Studies on ingratiation show that excessive complimenters experience a short-term dopamine spike when targets reciprocate, reinforcing the behavior even after reputations erode. The brain rewards the con, not the outcome.
Listeners rarely confront smarm directly because the flattery activates the same reward circuitry as genuine praise. Silence becomes complicity, allowing the cycle to reboot.
Ethical Considerations
Smarm corrodes trust in public discourse by rewarding polish over substance. When audiences cannot distinguish between earned praise and lubricated lies, cynicism spreads and genuine voices retreat.
Journalists face temptation to smarm-quote sources to maintain access. Publishing “according to the brilliant senator” without scrutiny trades future credibility for present convenience.
Activists who smarm allies—“You’re the most enlightened audience we’ve ever addressed”—risk alienating the very communities they claim to uplift. Authentic solidarity states demands plainly, sans sugar.
Advanced Defensive Tactics
Create a private “smarm ledger” in your note app. Each time someone ladles unexpected praise, jot the context and any subsequent request. Patterns emerge within weeks, sharpening future radar.
Deploy the reverse compliment test: thank them for something highly specific that benefits you nothing. If they redirect within seconds to their need, the mask slips.

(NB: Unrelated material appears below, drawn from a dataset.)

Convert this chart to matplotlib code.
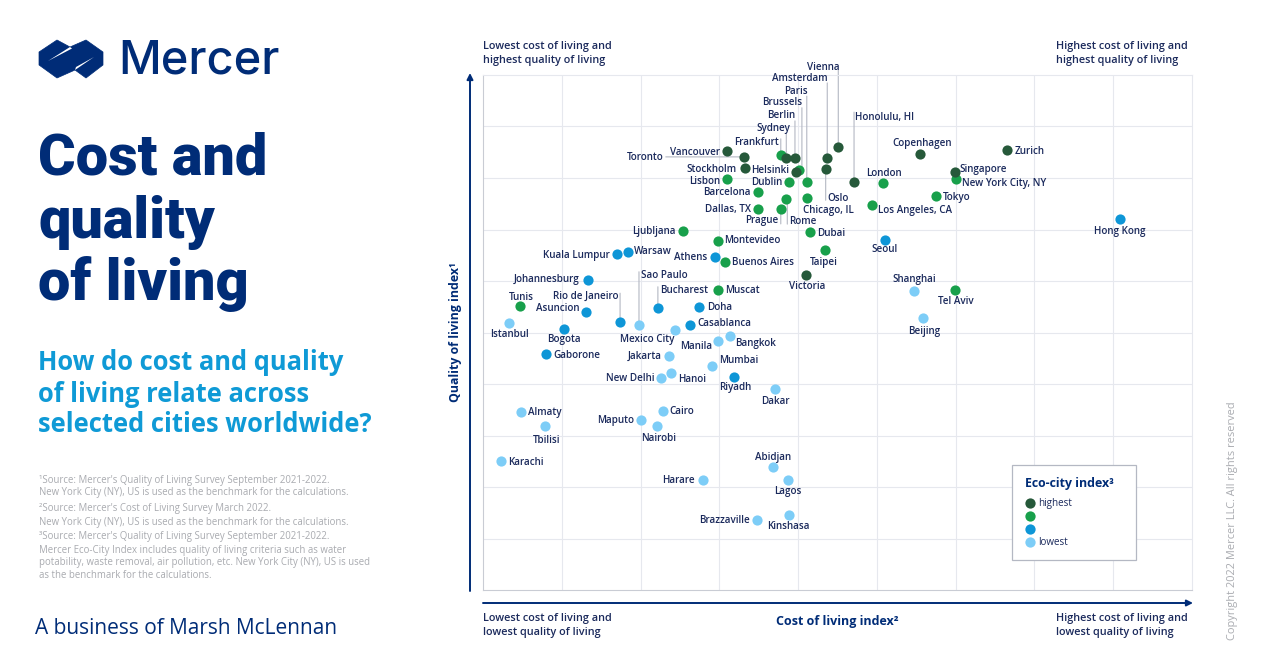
import matplotlib
matplotlib.use("Agg")
import matplotlib.pyplot as plt
from matplotlib.lines import Line2D
from matplotlib.patches import Polygon, Rectangle

NAVY = "#002c77"
INK = "#1b2a5c"
GREY = "#a9abb0"
plt.rcParams['font.family'] = ['Open Sans', 'DejaVu Sans']

###################################
# data, cost index / quality index per eco-city tier
highest_cities = ["Vienna", "Amsterdam", "Oslo", "Honolulu, HI", "Berlin", "Sydney", "Helsinki", "Stockholm",
                  "Toronto", "Vancouver", "Copenhagen", "Zurich", "Singapore", "Victoria"]
highest_cost = [45.1, 43.7, 43.5, 47.1, 39.6, 38.5, 39.7, 33.2, 33.1, 31.0, 55.5, 66.5, 59.9, 41.0]
highest_quality = [86.0, 83.9, 81.7, 79.2, 83.9, 83.9, 81.2, 81.9, 84.1, 85.2, 84.7, 85.4, 81.2, 61.2]

high_cities = ["Paris", "Brussels", "Frankfurt", "Chicago, IL", "Dublin", "Barcelona", "Dallas, TX", "Prague", "Rome",
               "Dubai", "Ljubljana", "Montevideo", "London", "Los Angeles, CA", "Lisbon", "New York City, NY", "Tokyo",
               "Taipei", "Buenos Aires", "Muscat", "Tel Aviv", "Tunis"]
high_cost = [41.1, 40.1, 37.8, 41.1, 38.8, 34.9, 34.9, 37.8, 38.5, 41.5, 25.4, 29.8, 50.8, 49.4, 31.0, 60.0, 57.5,
             43.4, 30.7, 29.8, 59.9, 4.7]
high_quality = [79.2, 81.6, 84.5, 76.1, 79.2, 77.3, 74.0, 74.0, 75.9, 69.5, 69.7, 67.8, 79.0, 74.8, 79.8, 79.8, 76.5,
                66.0, 63.7, 58.3, 58.3, 55.1]

low_cities = ["Hong Kong", "Seoul", "Athens", "Warsaw", "Kuala Lumpur", "Johannesburg", "Asuncion", "Bucharest", "Doha",
              "Rio de Janeiro", "Casablanca", "Bogota", "Gaborone", "Riyadh"]
low_cost = [80.8, 51.0, 29.4, 18.4, 17.0, 13.3, 13.1, 22.2, 27.4, 17.4, 26.3, 10.3, 8.0, 31.9]
low_quality = [72.0, 68.0, 64.7, 65.6, 65.2, 60.2, 54.0, 54.8, 55.0, 52.0, 51.5, 50.7, 45.8, 41.4]

lowest_cities = ["Shanghai", "Beijing", "Sao Paulo", "Mexico City", "Istanbul", "Manila", "Bangkok", "Jakarta", "Mumbai",
                 "Hanoi", "New Delhi", "Dakar", "Almaty", "Tbilisi", "Cairo", "Maputo", "Nairobi", "Karachi", "Abidjan",
                 "Lagos", "Harare", "Brazzaville", "Kinshasa"]
lowest_cost = [54.7, 55.8, 19.8, 24.4, 3.3, 29.8, 31.3, 23.6, 29.1, 23.9, 22.6, 37.1, 4.8, 7.9, 22.8, 20.1, 22.1, 2.3,
               36.8, 38.7, 27.9, 34.8, 38.8]
lowest_quality = [58.1, 52.8, 51.5, 50.5, 51.8, 48.3, 49.3, 45.4, 43.5, 42.1, 41.2, 39.0, 34.6, 31.8, 34.8, 33.0, 31.8,
                  25.0, 23.9, 21.4, 21.4, 13.6, 14.6]

# label placement relative to the marker, pixels
label_pos = {
    "Vienna": (1, 81, "right"), "Amsterdam": (0, 80, "right"), "Paris": (1, 92, "right"), "Brussels": (3, 68, "right"),
    "Berlin": (0, 43, "right"), "Sydney": (4, 30, "right"), "Frankfurt": (-2, 13, "right"),
    "Honolulu, HI": (1, 66, "left"), "Toronto": (-80, 0, "right"), "Vancouver": (-7, 0, "right"),
    "Stockholm": (-8, 0, "right"), "Helsinki": (-7, 2, "right"), "Lisbon": (-7, -1, "right"),
    "Dublin": (-6, 1, "right"), "Barcelona": (-7, 0, "right"), "Oslo": (2, -28, "left"),
    "Chicago, IL": (-4, -11, "left"), "Dallas, TX": (-7, 0, "right"), "Prague": (-2, -11, "right"),
    "Rome": (3, -21, "left"), "Los Angeles, CA": (6, -5, "left"), "Dubai": (7, 0, "left"),
    "Ljubljana": (-7, 1, "right"), "Montevideo": (6, 1, "left"), "Copenhagen": (2, 11, "center"),
    "Zurich": (8, 0, "left"), "Singapore": (5, 3, "left"), "New York City, NY": (6, -3, "left"),
    "Tokyo": (7, 0, "left"), "London": (1, 11, "center"), "Hong Kong": (0, -11, "center"), "Seoul": (0, -9, "center"),
    "Taipei": (-1, -11, "center"), "Buenos Aires": (7, 0, "left"), "Athens": (-7, 0, "right"),
    "Warsaw": (6, 2, "left"), "Kuala Lumpur": (-7, 0, "right"), "Victoria": (1, -11, "center"),
    "Johannesburg": (-8, 1, "right"), "Muscat": (7, 0, "left"), "Tel Aviv": (1, -11, "center"),
    "Shanghai": (0, 12, "center"), "Beijing": (2, -12, "center"), "Tunis": (1, 10, "center"),
    "Asuncion": (-7, 4, "right"), "Bucharest": (2, 18, "left"), "Doha": (8, 0, "left"),
    "Rio de Janeiro": (-2, 27, "right"), "Sao Paulo": (2, 50, "left"), "Casablanca": (7, 2, "left"),
    "Mexico City": (-1, -9, "right"), "Istanbul": (1, -10, "center"), "Bogota": (0, -10, "center"),
    "Gaborone": (7, 0, "left"), "Manila": (-6, -4, "right"), "Bangkok": (6, -6, "left"), "Jakarta": (-7, 1, "right"),
    "Mumbai": (7, 6, "left"), "Riyadh": (1, -10, "center"), "Hanoi": (7, -5, "left"), "New Delhi": (-7, 0, "right"),
    "Dakar": (0, -11, "center"), "Almaty": (7, 0, "left"), "Tbilisi": (1, -13, "center"), "Cairo": (7, 0, "left"),
    "Maputo": (-7, 1, "right"), "Nairobi": (2, -11, "center"), "Karachi": (7, 0, "left"), "Abidjan": (0, 10, "center"),
    "Lagos": (0, -11, "center"), "Harare": (-8, 0, "right"), "Brazzaville": (-7, 0, "right"),
    "Kinshasa": (0, -11, "center"),
}

# leader lines: start and end offset from the marker, pixels
leaders = {
    "Vienna": (0, 0, 0, 77), "Amsterdam": (0, 0, 0, 75), "Paris": (0, 0, 0, 86), "Brussels": (3, 0, 3, 62),
    "Berlin": (0, 0, 0, 37), "Sydney": (0, 0, 0, 25), "Frankfurt": (0, 0, 0, 16), "Honolulu, HI": (0, 0, 0, 70),
    "Toronto": (0, 0, -78, 0), "Oslo": (0, 0, 0, -31), "Rome": (1, 0, 1, -25), "Prague": (0, 0, 0, -15),
    "Bucharest": (0, 0, 0, 21), "Rio de Janeiro": (0, 0, 0, 29), "Sao Paulo": (0, 0, 0, 53),
}

###################################
fig = plt.figure(figsize=(12.8, 6.69), dpi=100, facecolor="white")

# page layer in pixels, for the panel text and logo
page = fig.add_axes([0, 0, 1, 1], zorder=0)
page.set_xlim(0, 1280)
page.set_ylim(669, 0)
page.axis("off")

# logo
page.add_patch(Polygon([(39, 52), (57, 40), (70, 47), (86, 40), (103, 52), (103, 65), (86, 78), (75, 70), (57, 78),
                        (39, 65)], closed=True, fc=NAVY, ec=NAVY, lw=0.5))
page.add_patch(Polygon([(48, 61), (70, 47), (72, 48.5)], closed=True, fc="white", ec="none"))
page.add_patch(Polygon([(75, 70), (94, 57), (76, 67)], closed=True, fc="white", ec="none"))
page.text(118, 61, "Mercer", color=NAVY, fontsize=33.8, family="Inter", fontweight=500, va="center", ha="left")

for y, line in zip([159, 222, 284], ["Cost and", "quality", "of living"]):
    page.text(38, y, line, color=NAVY, fontsize=41.5, family="Roboto", fontweight=900, va="center", ha="left")
for y, line in zip([363, 394, 424], ["How do cost and quality", "of living relate across",
                                     "selected cities worldwide?"]):
    page.text(38, y, line, color="#0f9ad6", fontsize=18.4, fontweight=700, va="center", ha="left")

footnotes = [(481, "¹Source: Mercer's Quality of Living Survey September 2021-2022."),
             (493, "New York City (NY), US is used as the benchmark for the calculations."),
             (509, "²Source: Mercer's Cost of Living Survey March 2022."),
             (522, "New York City (NY), US is used as the benchmark for the calculations."),
             (537, "³Source: Mercer's Quality of Living Survey September 2021-2022."),
             (550, "Mercer Eco-City Index includes quality of living criteria such as water"),
             (563, "potability, waste removal, air pollution, etc. New York City (NY), US is used"),
             (575, "as the benchmark for the calculations.")]
for y, line in footnotes:
    page.text(39, y, line, color=GREY, fontsize=6.95, va="center", ha="left")
page.text(35, 628, "A business of Marsh McLennan", color=NAVY, fontsize=15, va="center", ha="left")

# corner notes
corners = [(483, 47, "Lowest cost of living and"), (483, 60, "highest quality of living"),
           (1056, 47, "Highest cost of living and"), (1056, 60, "highest quality of living"),
           (483, 619, "Lowest cost of living and"), (483, 632, "lowest quality of living"),
           (1056, 619, "Highest cost of living and"), (1056, 632, "lowest quality of living")]
for x, y, line in corners:
    page.text(x, y, line, color=INK, fontsize=7.85, fontweight=600, va="center", ha="left")

# axis arrows
page.annotate("", xy=(470, 73), xytext=(470, 591),
              arrowprops=dict(arrowstyle="-|>", color=NAVY, lw=1.4, shrinkA=0, shrinkB=0, mutation_scale=9))
page.annotate("", xy=(1193, 603), xytext=(483, 603),
              arrowprops=dict(arrowstyle="-|>", color=NAVY, lw=1.4, shrinkA=0, shrinkB=0, mutation_scale=9))
page.text(1232, 521, "Copyright 2022 Mercer LLC. All rights reserved", color=GREY, fontsize=7.9, rotation=90,
          va="center", ha="center")

###################################
# chart
ax = fig.add_axes([483 / 1280, (669 - 590) / 669, 709 / 1280, 515 / 669], zorder=1)
ax.patch.set_alpha(0)
ax.set_xlim(0, 90)
ax.set_ylim(0, 100)
ax.set_xticks(range(10, 90, 10))
ax.set_yticks(range(10, 100, 10))
ax.tick_params(length=0, labelleft=False, labelbottom=False)
ax.grid(which="major", color="#e6e8ee", linewidth=0.8)
ax.set_axisbelow(True)
for side in ["top", "right"]:
    ax.spines[side].set_color("#e6e8ee")
for side in ["left", "bottom"]:
    ax.spines[side].set_color("#c9ccd4")
ax.set_xlabel("Cost of living index²", color=NAVY, fontsize=9, fontweight=700, labelpad=18)
ax.set_ylabel("Quality of living index¹", color=NAVY, fontsize=8.9, fontweight=700, labelpad=15)

tiers = [(lowest_cities, lowest_cost, lowest_quality, "#7dcdf7", "lowest"),
         (low_cities, low_cost, low_quality, "#0e96d7", " "),
         (high_cities, high_cost, high_quality, "#18a04b", " "),
         (highest_cities, highest_cost, highest_quality, "#26593a", "highest")]

for cities, cost, quality, colour, _ in tiers:
    ax.scatter(cost, quality, s=54, color=colour, linewidths=0, zorder=3)
    for name, x, y in zip(cities, cost, quality):
        dx, dy, ha = label_pos[name]
        ax.annotate(name, xy=(x, y), xytext=(dx, dy - 1), textcoords="offset pixels", color=INK, fontsize=7.1,
                    fontweight=600, ha=ha, va="center", zorder=4)
        if name in leaders:
            x0, y0, x1, y1 = leaders[name]
            start = ax.transData.transform((x, y))
            tip = ax.transData.inverted().transform((start[0] + x0, start[1] + y0))
            ax.annotate("", xy=tip, xytext=(x1 - x0, y1 - y0), textcoords="offset pixels", annotation_clip=False,
                        arrowprops=dict(arrowstyle="-", color="#b4b8c3", lw=0.8, shrinkA=0, shrinkB=0), zorder=2)

# legend box
ax.add_patch(Rectangle(((1012 - 483) / 709, (590 - 560) / 515), 124 / 709, 95 / 515, transform=ax.transAxes,
                       fc="white", ec="#b4b8c3", lw=0.9, zorder=5))
handles = [Line2D([], [], linestyle="", marker="o", markersize=7.4, markeredgewidth=0, color=t[3], label=t[4])
           for t in reversed(tiers)]
legend = ax.legend(handles=handles, title="Eco-city index³", loc="lower left",
                   bbox_to_anchor=((1025 - 483) / 709, (590 - 548) / 515), fontsize=7.1, labelcolor=INK,
                   frameon=False, alignment="left", labelspacing=0.2, handlelength=1.0, handletextpad=0.35,
                   borderpad=0, borderaxespad=0, title_fontproperties={"weight": 700, "size": 8.9})
legend.get_title().set_color(NAVY)
legend._legend_box.sep = 5.8  # gap under the title, no public option for it
legend.set_zorder(6)

fig.savefig("out.png", dpi=100)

Practice micro-silence. When hit with a gush of flattery, pause four heartbeats before responding. Genuine complimenters wait; smarmy speakers rush to fill the vacuum with their real agenda.
Rehabilitating the Label
Occasionally, “smarmy” is weaponized to shame legitimate enthusiasm, especially against marginalized voices celebrating breakthroughs. Check whether the term is being used to police tone rather than expose deceit.
If you must accuse, pair the word with observable evidence: “The pitch felt smarmy because 80% of the slide deck praised my ‘genius’ before mentioning product specs.” Concrete claims invite dialogue; labels alone invite defensiveness.
Reserve the adjective for repeated patterns, not isolated awkwardness. Everyone misspeaks when nervous; smarm is a habit, not a slip.